2 – Apply systems thinking

  • Understanding complex system
  • Addressing the challenges in the workplace and the marketplace requirement
  • Apply thinking on system under development and the organization that builds the system
3 – Assume variability; preserve options
  • Single design-and-requirements option is wrong choice for the future
  • Future adjustments take too long and can lead to lot of design change.
  • In SAFe Agile, maintain multiple requirements and design options for a longer period in the development cycle
4 – Build incrementally with fast, integrated learning cycles
  • Developing solutions incrementally in a series of short iterations allows for faster customer feedback and mitigates risk.
  • Develop prototypes
  • Develop MVPs (Minimum Viable Product)
  • Based on early, fast feedback, take alternative course of action
5 – Base milestones on objective evaluation of working systems
  • To deliver economic benefit Business owners, developers, and customers have a shared responsibility for the success of the system
  • Integration points provide objective milestones at which to evaluate the solution throughout the development life cycle
  • Regular evaluation of milestone will provide success, profit, on-time delivery of the system
6 – Visualize and limit WIP, reduce batch sizes, and manage queue lengths
  • Overloading teams and programs with more work than they can accomplish is a common and harmful practice. 
  • Limit the amount of work in process (WIP) to get timely delivery from the team
  • To take up new functionality, reduce the batch sizes of the work
7 – Apply cadence, synchronize with cross-domain planning
  • Cadence creates predictability and provides a rhythm for development.
  • Applying development cadence and synchronization, coupled with periodic cross-domain planning.
  • It provides the mechanisms needed to operate effectively in the presence of the inherent development uncertainty.
8 – Unlock the intrinsic motivation of knowledge workers
  • Lean-Agile leaders understand that ideation, innovation, and employee engagement are not generally motivated by individual incentive compensation. 
  • Such individual incentives can create internal competition and destroy the cooperation necessary to achieve the larger aim of the system.

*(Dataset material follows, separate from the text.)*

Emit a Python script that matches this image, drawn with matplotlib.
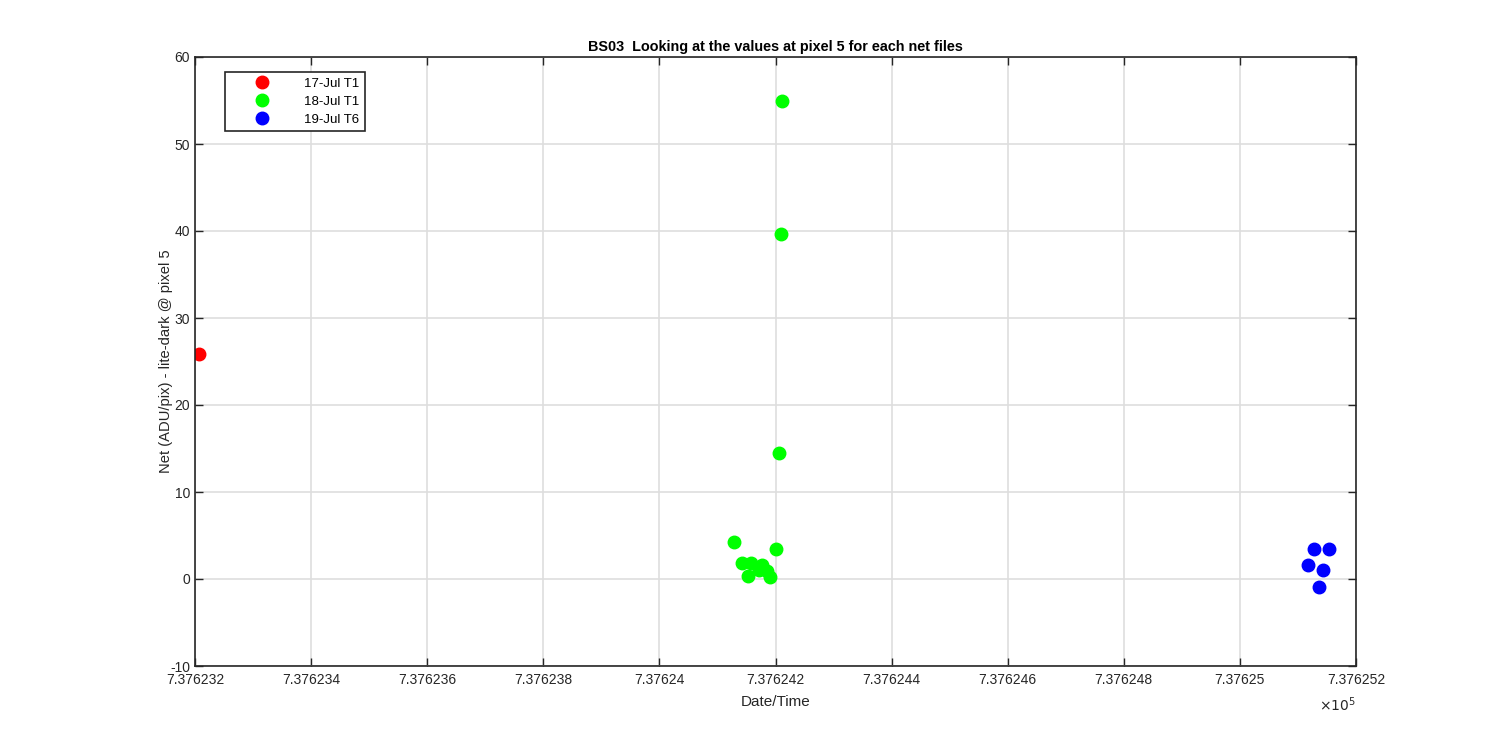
import numpy as np
import matplotlib
matplotlib.use('Agg')
import matplotlib.pyplot as plt
from matplotlib.ticker import FixedLocator, FixedFormatter

plt.rcParams['font.family'] = ['Liberation Sans', 'DejaVu Sans']
plt.rcParams['axes.unicode_minus'] = False

# date numbers (MATLAB datenum) and net values
t_17 = [737623.2064]
v_17 = [25.9]

t_18 = [737624.211, 737624.210, 737624.206, 737624.129, 737624.200, 737624.142,
        737624.158, 737624.152, 737624.176, 737624.172, 737624.185, 737624.190]
v_18 = [54.9, 39.6, 14.5, 4.2, 3.4, 1.8, 1.8, 0.4, 1.6, 1.0, 0.9, 0.2]

t_19 = [737625.127, 737625.154, 737625.117, 737625.144, 737625.136]
v_19 = [3.4, 3.5, 1.6, 1.0, -0.9]

labels = ['17-Jul T1', '18-Jul T1', '19-Jul T6']
colors = ['#ff0000', '#00ff00', '#0000ff']

xticks = np.round(np.arange(737623.2, 737625.21, 0.2), 1)
yticks = np.arange(-10, 61, 10)

fig = plt.figure(figsize=(15, 7.5), dpi=100)
ax = fig.add_axes([0.13, 0.112, 0.774, 0.812])

for t, v, lab, c in zip([t_17, t_18, t_19], [v_17, v_18, v_19], labels, colors):
    ax.plot(t, v, 'o', color=c, markersize=9, label=lab, linestyle='none')

ax.set_xlim(xticks[0], xticks[-1])
ax.set_ylim(-10, 60)
ax.xaxis.set_major_locator(FixedLocator(xticks))
ax.xaxis.set_major_formatter(FixedFormatter(['%.7g' % (x / 1e5) for x in xticks]))
ax.set_yticks(yticks)
ax.grid(True, color='#dedede', linewidth=1.2)
ax.set_axisbelow(True)
ax.tick_params(direction='in', top=True, right=True, length=6, width=1,
               labelsize=10, colors='#262626', labelcolor='#262626')
ax.tick_params(axis='x', pad=5)
for s in ax.spines.values():
    s.set_color('#262626')
    s.set_linewidth(1.2)

ax.text(1.0, -0.048, r'$\times 10^5$', transform=ax.transAxes, ha='right', va='top',
        fontsize=10, color='#262626')

ax.set_title('BS03  Looking at the values at pixel 5 for each net files',
             fontsize=10.4, fontweight='bold', color='black', pad=4)
ax.set_xlabel('Date/Time', fontsize=11, color='#262626', labelpad=6)
ax.set_ylabel('Net (ADU/pix) - lite-dark @ pixel 5', fontsize=10.6, color='#262626', labelpad=-2)

leg = ax.legend(loc='upper left', bbox_to_anchor=(0.026, 0.975), borderaxespad=0,
                fontsize=9.5, frameon=True, fancybox=False, edgecolor='#262626',
                framealpha=1, handlelength=4.8, handletextpad=0.8, borderpad=0.4,
                labelspacing=0.45)
leg.get_frame().set_linewidth(1.2)

fig.savefig('out.png', dpi=100)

  • Providing autonomy and purpose, minimizing constraints, creating an environment of mutual influence, and better understanding the role of compensation are keys to higher levels of employee engagement. This approach yields better outcomes for individuals, customers, and the enterprise.
9 – Decentralize decision-making
  • Decentralize decision-making.
  • This reduces delays, improves product development flow, enables faster feedback.
  • Take more innovative solutions designed by those closest to the local knowledge
  • Some decisions are strategic, global, and have economies of scale that justify centralized decision-making
  • Both decision-making helps creating a reliable decision-making.
10 – Organize around value
  • Need to respond to the needs of its customers with new and innovative solutions.
  • These solutions require cooperation amongst all the functional areas, with their incumbent dependencies, handoffs, waste and delays.
  • Deliver value more quickly.
  • When market and customer demands change, the enterprise must quickly and seamlessly reorganize around that new value flow.